All pictures are to be skipped; retype only the lines from the top of the entries through the line with "color='#5a2db8', va='center', ha='left')", both included.
** Begin DATA SUPPLIED **
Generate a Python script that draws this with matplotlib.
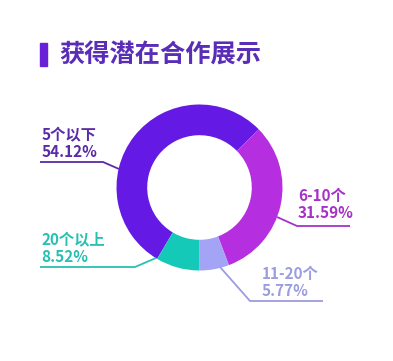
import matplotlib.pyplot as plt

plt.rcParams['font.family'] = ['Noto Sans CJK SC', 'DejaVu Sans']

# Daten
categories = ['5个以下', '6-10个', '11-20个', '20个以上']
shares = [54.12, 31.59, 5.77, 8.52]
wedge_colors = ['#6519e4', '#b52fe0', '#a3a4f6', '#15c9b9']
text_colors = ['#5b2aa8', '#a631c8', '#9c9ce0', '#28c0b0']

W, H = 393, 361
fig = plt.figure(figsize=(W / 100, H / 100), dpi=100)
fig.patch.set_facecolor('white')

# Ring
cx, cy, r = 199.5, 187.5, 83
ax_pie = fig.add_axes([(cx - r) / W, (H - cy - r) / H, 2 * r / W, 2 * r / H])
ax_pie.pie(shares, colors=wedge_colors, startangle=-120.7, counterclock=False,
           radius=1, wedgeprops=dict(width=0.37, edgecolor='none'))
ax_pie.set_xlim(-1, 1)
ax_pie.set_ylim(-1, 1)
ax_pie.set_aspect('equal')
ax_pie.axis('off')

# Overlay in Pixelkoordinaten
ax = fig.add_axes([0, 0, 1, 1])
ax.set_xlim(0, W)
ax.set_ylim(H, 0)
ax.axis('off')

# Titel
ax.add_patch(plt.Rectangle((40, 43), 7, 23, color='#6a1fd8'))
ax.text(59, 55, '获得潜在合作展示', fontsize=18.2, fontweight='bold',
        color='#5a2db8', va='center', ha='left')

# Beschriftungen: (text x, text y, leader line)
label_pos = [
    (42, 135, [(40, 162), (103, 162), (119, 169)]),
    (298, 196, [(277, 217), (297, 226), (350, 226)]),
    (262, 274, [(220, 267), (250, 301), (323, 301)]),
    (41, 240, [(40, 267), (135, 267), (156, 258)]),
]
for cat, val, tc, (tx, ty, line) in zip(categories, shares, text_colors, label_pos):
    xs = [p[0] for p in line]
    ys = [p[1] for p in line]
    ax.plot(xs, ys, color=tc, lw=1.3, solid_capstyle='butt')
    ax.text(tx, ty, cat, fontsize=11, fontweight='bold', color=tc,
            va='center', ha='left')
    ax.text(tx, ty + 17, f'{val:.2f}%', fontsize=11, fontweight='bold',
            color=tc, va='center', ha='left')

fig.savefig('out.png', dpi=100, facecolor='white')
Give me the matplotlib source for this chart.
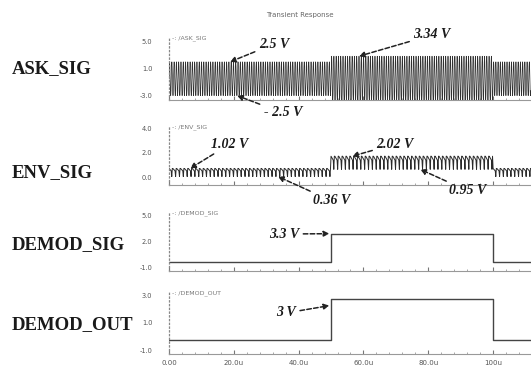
** End DATA SUPPLIED **
* TASK SOLUTION *
Generate a Python script that draws this with matplotlib.
import matplotlib.pyplot as plt

plt.rcParams['font.family'] = ['Noto Sans CJK SC', 'DejaVu Sans']

# Daten
categories = ['5个以下', '6-10个', '11-20个', '20个以上']
shares = [54.12, 31.59, 5.77, 8.52]
wedge_colors = ['#6519e4', '#b52fe0', '#a3a4f6', '#15c9b9']
text_colors = ['#5b2aa8', '#a631c8', '#9c9ce0', '#28c0b0']

W, H = 393, 361
fig = plt.figure(figsize=(W / 100, H / 100), dpi=100)
fig.patch.set_facecolor('white')

# Ring
cx, cy, r = 199.5, 187.5, 83
ax_pie = fig.add_axes([(cx - r) / W, (H - cy - r) / H, 2 * r / W, 2 * r / H])
ax_pie.pie(shares, colors=wedge_colors, startangle=-120.7, counterclock=False,
           radius=1, wedgeprops=dict(width=0.37, edgecolor='none'))
ax_pie.set_xlim(-1, 1)
ax_pie.set_ylim(-1, 1)
ax_pie.set_aspect('equal')
ax_pie.axis('off')

# Overlay in Pixelkoordinaten
ax = fig.add_axes([0, 0, 1, 1])
ax.set_xlim(0, W)
ax.set_ylim(H, 0)
ax.axis('off')

# Titel
ax.add_patch(plt.Rectangle((40, 43), 7, 23, color='#6a1fd8'))
ax.text(59, 55, '获得潜在合作展示', fontsize=18.2, fontweight='bold',
        color='#5a2db8', va='center', ha='left')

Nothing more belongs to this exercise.